As stated before, I made it to the symposium. I was that girl that showed up late and looked lost until lunch arrived. Lunch always makes me think straight again when I’m confused.

At any rate, my impression of the symposium was fantastic. I got to see Ernie Gehr speaking about time as it affects his art. His speech went through the first optical coin tricks to the first animations and later, moving pictures as first explored by the Lumière brothers. We saw two of his short films, one by the name of Greene Street, where objects and shadows floated surrealistically until you realized it was a time-stop filming of the sun’s movement and the lights and shadows it caused on the buildings of Greene Street.
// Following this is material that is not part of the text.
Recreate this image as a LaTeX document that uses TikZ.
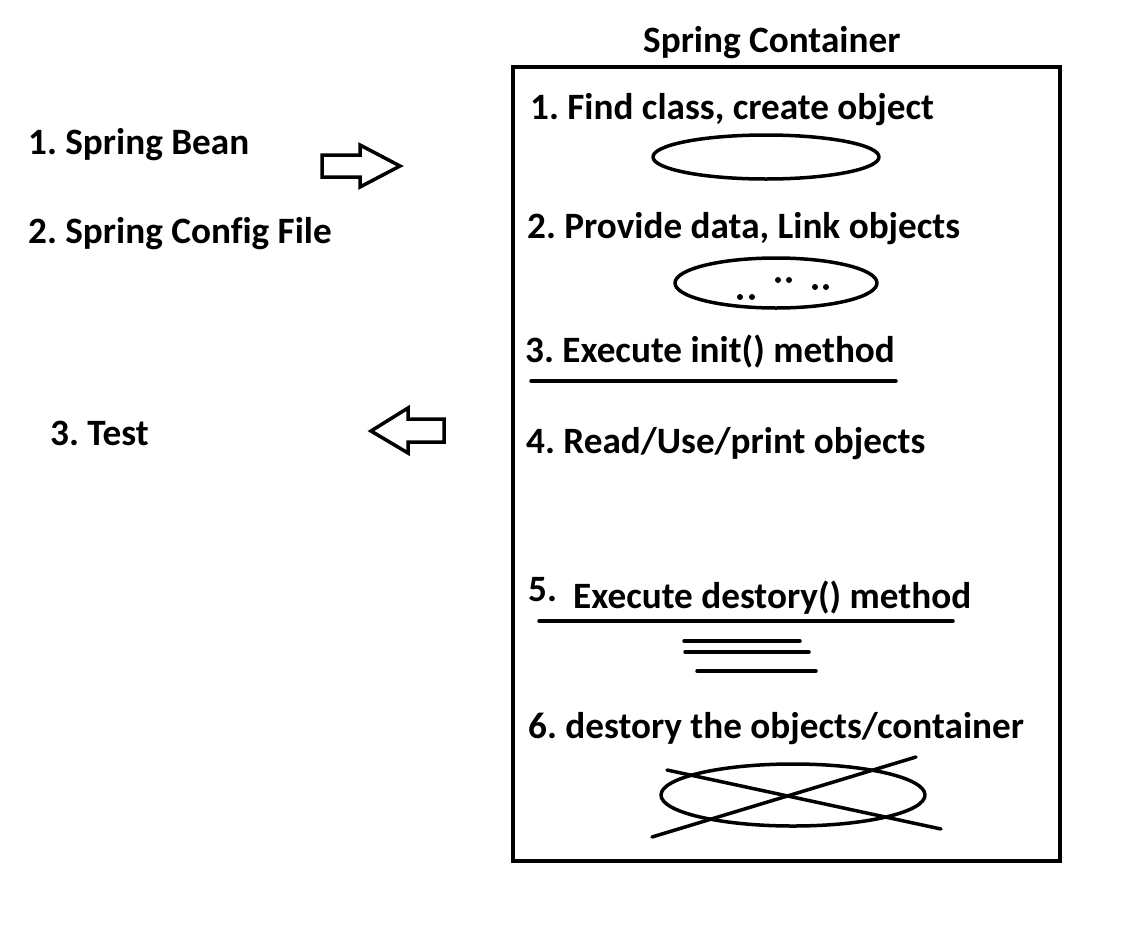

After the speech was finished, we moved into concurrent afternoon sessions. I could not stay until the very end of the symposium, but what I saw was definitely interesting. The panel discussion I chose was about short film and audiences in the era of YouTube. With the explosion of user-created content, especially short movies and videos, the short film has more exposure than ever, but is it its own market? We first explored the topic by watching this, which got the panel discussion off to a hilarious start:

YouTube Contest Challenges Users To Make A ‘Good’ Video

Unfortunately, as most know, YouTube is a catch-all (a term used in discussion by panelist Ralph Vituccio) where not every video is of great artistic merit. With this flood of content, what is a viewer to do? Panelist Kim Ann Pfau (who organizes the Sandy Valley Independent Short Film Series) advocated seeing short films as an audience experience, as the reactions of the crowd around you can greatly affect your perception and enjoyment of the film. All expressed concern over wide exposure via sites like YouTube or Atom Films, or the traditional film festival circuit.

It’s definitely an experience I would recommend if film and the visual arts are your passion in life.